-- Task directions --
Extract the lines of the material below, beginning with the first and ending with the line that holds "from matplotlib.lines import Line2D". Skip every picture.

===== Dataset extract

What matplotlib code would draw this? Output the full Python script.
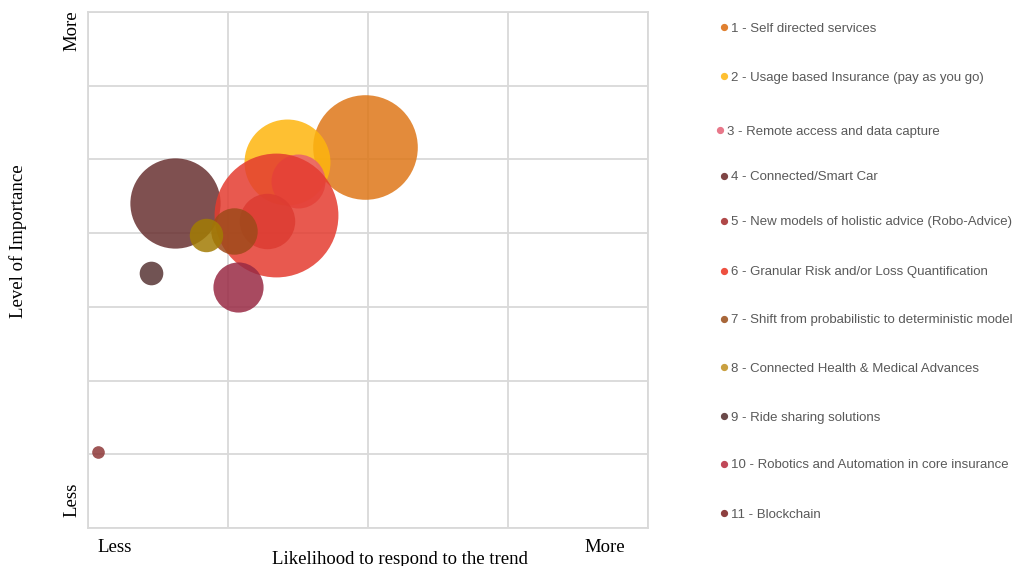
import matplotlib
matplotlib.use('Agg')
import matplotlib.pyplot as plt
from matplotlib.lines import Line2D

# bubble data (x = likelihood, y = importance, size = relative bubble area)
labels = [
    '1 - Self directed services',
    '2 - Usage based Insurance (pay as you go)',
    '3 - Remote access and data capture',
    '4 - Connected/Smart Car',
    '5 - New models of holistic advice (Robo-Advice)',
    '6 - Granular Risk and/or Loss Quantification',
    '7 - Shift from probabilistic to deterministic model',
    '8 - Connected Health & Medical Advances',
    '9 - Ride sharing solutions',
    '10 - Robotics and Automation in core insurance',
    '11 - Blockchain',
]
x_vals = [1.98, 1.42, 1.50, 0.62, 1.28, 1.34, 1.04, 0.84, 0.45, 1.07, 0.07]
y_vals = [5.17, 4.97, 4.71, 4.41, 4.17, 4.24, 4.03, 3.97, 3.46, 3.27, 1.03]
sizes = [274, 185, 73, 204, 77, 384, 54, 28, 14, 63, 4]
colors = ['#DE7718', '#FEB50E', '#E8606E', '#693131', '#B53A3E', '#E43C30',
          '#9E4A1A', '#A27C04', '#583535', '#992A44', '#8E3838']
legend_colors = ['#E08030', '#FEC032', '#E8788A', '#7F4545', '#B04848', '#EE5040',
                 '#A8673A', '#C9A040', '#6B4A4A', '#C04858', '#8E4040']

W, H = 1013, 566
fig = plt.figure(figsize=(W / 100, H / 100), dpi=100)
ax = fig.add_axes([88 / W, 1 - 528 / H, 560 / W, 516 / H])

for i in range(len(labels)):
    ax.scatter(x_vals[i], y_vals[i], s=sizes[i] * 20.7, color=colors[i],
               alpha=0.85, linewidths=0, zorder=3)

ax.set_xlim(0, 4)
ax.set_ylim(0, 7)
ax.set_xticks([0, 1, 2, 3, 4])
ax.set_yticks(range(8))
ax.tick_params(length=0, labelbottom=False, labelleft=False)
ax.grid(True, color='#D9D9D9', linewidth=1.3, zorder=0)
for sp in ax.spines.values():
    sp.set_color('#D9D9D9')
    sp.set_linewidth(1.3)

serif = dict(family='Liberation Serif', fontsize=13.5, color='black')
fig.text(72 / W, 1 - 31 / H, 'More', rotation=90, ha='center', va='center', **serif)
fig.text(72 / W, 1 - 500 / H, 'Less', rotation=90, ha='center', va='center', **serif)
fig.text(18 / W, 1 - 241 / H, 'Level of Importance', rotation=90, ha='center', va='center', **serif)
fig.text(115 / W, 1 - 547 / H, 'Less', ha='center', va='center', **serif)
fig.text(605 / W, 1 - 547 / H, 'More', ha='center', va='center', **serif)
fig.text(400 / W, 1 - 559 / H, 'Likelihood to respond to the trend', ha='center', va='center', **serif)

# legend drawn by hand to keep the wide spacing
leg_y = [27, 76, 130, 176, 221, 271, 319, 367, 416, 464, 513]
for i, lab in enumerate(labels):
    mx = 720 if i == 2 else 724
    fig.add_artist(Line2D([mx / W], [1 - leg_y[i] / H], marker='o', markersize=4.2,
                          color=legend_colors[i], linestyle='none',
                          transform=fig.transFigure))
    fig.text((mx + 7) / W, 1 - (leg_y[i] + 1.5) / H, lab, ha='left', va='center',
             family='Liberation Sans', fontsize=9.5, color='#595959')

fig.savefig('out.png', dpi=100)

==========

-- Solution --
What matplotlib code would draw this? Output the full Python script.
import matplotlib
matplotlib.use('Agg')
import matplotlib.pyplot as plt
from matplotlib.lines import Line2D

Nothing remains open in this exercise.